L’intelligence artificielle nécessite une régulation afin de protéger la propriété intellectuelle et les droits des consommateurs. La réalisation de chansons digitales en recourant à des données sonores existantes pose évidemment des questions sur les droits d’auteurs et sur le processus de création. Il en est de même pour la photographie ou la littérature.

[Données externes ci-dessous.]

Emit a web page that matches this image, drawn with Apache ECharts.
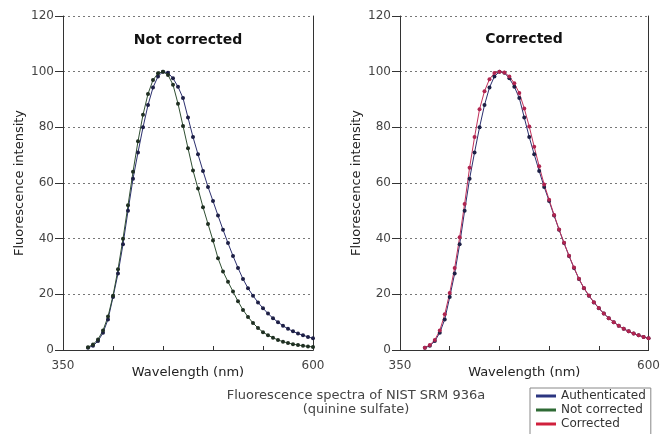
<!DOCTYPE html>
<html>
<head>
<meta charset="utf-8">
<script src="https://cdn.jsdelivr.net/npm/echarts@6/dist/echarts.min.js"></script>
<style>html,body{margin:0;padding:0;background:#fff}#c{width:663px;height:434px}</style>
</head>
<body>
<div id="c"></div>
<script>
var wavelengths = [375,380,385,390,395,400,405,410,415,420,425,430,435,440,445,450,455,460,465,470,475,480,485,490,495,500,505,510,515,520,525,530,535,540,545,550,555,560,565,570,575,580,585,590,595,600];
var authenticated = [0.8,1.5,3.2,6.2,11,19,27.5,38,50,61.5,71,80,88,94.3,98.3,100,99.6,97.6,94.6,90.5,83.5,76.5,70.3,64.3,58.6,53.5,48.3,43.2,38.4,33.8,29.5,25.5,22.2,19.5,17.1,15,13.1,11.4,10,8.7,7.6,6.7,5.9,5.3,4.7,4.2];
var notCorrected = [1,2,3.8,7,12,19.5,29,40,52,64,75,84.5,92,97,99.4,100,98.8,95.3,88.5,80.5,72.5,64.5,58,51.3,45.3,39.3,33,28.2,24.5,21,17.5,14.4,11.9,9.7,7.9,6.4,5.3,4.4,3.6,3.0,2.5,2.1,1.8,1.5,1.3,1.1];
var corrected = [0.8,1.8,3.6,7,12.8,20.5,29.5,40.5,52.5,65.5,76.5,86.5,93,97.3,99.5,100,99.7,98.3,95.8,92.3,86.8,80.3,73,66,59.5,54,48.5,43.3,38.5,33.9,29.6,25.6,22.3,19.6,17.2,15.1,13.1,11.4,10,8.7,7.6,6.7,5.9,5.3,4.7,4.2];
var yTicks = [0,20,40,60,80,100,120];
var xEnds = [350,600];
var panelTitles = ['Not corrected','Corrected'];
var seriesNames = ['Authenticated','Not corrected','Corrected'];
var captionLines = ['Fluorescence spectra of NIST SRM 936a','(quinine sulfate)'];

function pairs(vals){ return wavelengths.map(function(w,i){ return [w, vals[i]]; }); }

var FONT = "'DejaVu Sans', sans-serif";
var colors = {
  'Authenticated': {line:'#2b2f6e', mark:'#1d1f45', legend:'#2b3580'},
  'Not corrected': {line:'#2f4f32', mark:'#1f2f22', legend:'#2e6a35'},
  'Corrected': {line:'#c0305a', mark:'#b02450', legend:'#d0203c'}
};

function xAx(gi){
  return {
    type:'value', gridIndex:gi, min:xEnds[0], max:xEnds[1], interval:50,
    name:'Wavelength (nm)', nameLocation:'middle', nameGap:16, nameMoveOverlap:false,
    nameTextStyle:{color:'#222', fontSize:13, fontFamily:FONT},
    axisLine:{show:true, lineStyle:{color:'#333', width:1}},
    axisTick:{show:true, inside:true, length:4, lineStyle:{color:'#333'}},
    axisLabel:{margin:10, color:'#444', fontSize:12, fontFamily:FONT,
      formatter:function(v){ return (v===xEnds[0]||v===xEnds[1]) ? String(v) : ''; }},
    splitLine:{show:false}
  };
}
function yAx(gi){
  return {
    type:'value', gridIndex:gi, min:yTicks[0], max:yTicks[yTicks.length-1], interval:20,
    name:'Fluorescence intensity', nameLocation:'middle', nameGap:37, nameMoveOverlap:false,
    nameTextStyle:{color:'#222', fontSize:13, fontFamily:FONT},
    axisLine:{show:true, lineStyle:{color:'#333', width:1}},
    axisTick:{show:true, inside:false, length:8, lineStyle:{color:'#333'}},
    axisLabel:{margin:9, color:'#444', fontSize:12, fontFamily:FONT},
    splitLine:{show:true, lineStyle:{color:'#777', type:[2,3], width:1}}
  };
}
function frameX(gi){
  return {type:'value', gridIndex:gi, position:'top', min:0, max:1,
    axisLine:{show:true, lineStyle:{color:'#333', width:1}}, axisTick:{show:false},
    axisLabel:{show:false}, splitLine:{show:false}};
}
function frameY(gi){
  return {type:'value', gridIndex:gi, position:'right', min:0, max:1,
    axisLine:{show:true, lineStyle:{color:'#333', width:1}}, axisTick:{show:false},
    axisLabel:{show:false}, splitLine:{show:false}};
}
function ser(name, vals, gi){
  var c = colors[name];
  return {
    name:name, type:'line', xAxisIndex:gi, yAxisIndex:gi, data:pairs(vals),
    symbol:'circle', symbolSize:4, showSymbol:true,
    lineStyle:{color:c.line, width:1},
    itemStyle:{color:c.mark, borderWidth:0},
    emphasis:{disabled:true}, animation:false
  };
}

var chart = echarts.init(document.getElementById('c'), null, {renderer:'canvas'});
chart.setOption({
  animation:false,
  backgroundColor:'#fff',
  grid:[
    {left:63, right:350, top:16, bottom:84},
    {left:400, right:14, top:16, bottom:84}
  ],
  xAxis:[xAx(0), xAx(1), frameX(0), frameX(1)],
  yAxis:[yAx(0), yAx(1), frameY(0), frameY(1)],
  legend:{
    orient:'vertical', left:530, top:388, width:125, height:80, itemGap:2, itemWidth:20, itemHeight:3,
    icon:'rect', borderColor:'#888', borderWidth:1, padding:[2,5,10,6],
    textStyle:{fontSize:12, color:'#333', fontFamily:FONT},
    data:seriesNames.map(function(n){ return {name:n, itemStyle:{color:colors[n].legend}}; })
  },
  graphic:[
    {type:'text', style:{text:panelTitles[0], x:188, y:40, textAlign:'center', textVerticalAlign:'middle', font:'bold 14px '+FONT, fill:'#111'}},
    {type:'text', style:{text:panelTitles[1], x:524, y:39, textAlign:'center', textVerticalAlign:'middle', font:'bold 14px '+FONT, fill:'#111'}},
    {type:'text', style:{text:captionLines[0], x:356, y:396, textAlign:'center', textVerticalAlign:'middle', font:'13px '+FONT, fill:'#444'}},
    {type:'text', style:{text:captionLines[1], x:356, y:410, textAlign:'center', textVerticalAlign:'middle', font:'13px '+FONT, fill:'#444'}}
  ],
  series:[
    ser('Authenticated', authenticated, 0),
    ser('Not corrected', notCorrected, 0),
    ser('Authenticated', authenticated, 1),
    ser('Corrected', corrected, 1)
  ]
});
</script>
</body>
</html>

Face aux défis de l’intelligence artificielle, les États apportent, pour le moment, des réponses différentes. Le Royaume-Uni a adopté une position souple en refusant la mise en place de nouvelles règles et de tout organisme de régulation. Il se limite à l’application des réglementations existantes. L’objectif est de faire du Royaume-Uni, une superpuissance de l’intelligence artificielle. Les États-Unis sont sur la même longueur d’onde avec néanmoins l’adoption d’un code de bonne conduite. L’Union européenne défend une ligne plus dure. Un projet de directive vise à distinguer les différentes utilisations de l’intelligence artificielle en fonction du degré de risques. Il prévoit des systèmes de surveillance plus ou moins poussés en fonction des risques. Certaines utilisations de l’IA sont totalement interdites, comme la publicité subliminale et la biométrie à distance. Les entreprises qui enfreignent les règles seront condamnées à une amende. En Italie, ChatGPT a été partiellement suspendue et d’autres gouvernements réfléchissent à suivre cette dernière. De son côté, la Chine oblige les entreprises à enregistrer leurs produits d’intelligence artificielle qui sont, en outre, censées valoriser les valeurs fondamentales du communisme. Compte tenu des enjeux, la mise en place de conventions internationales serait nécessaire. Cette solution suppose un minimum d’entente entre la Chine et les États-Unis.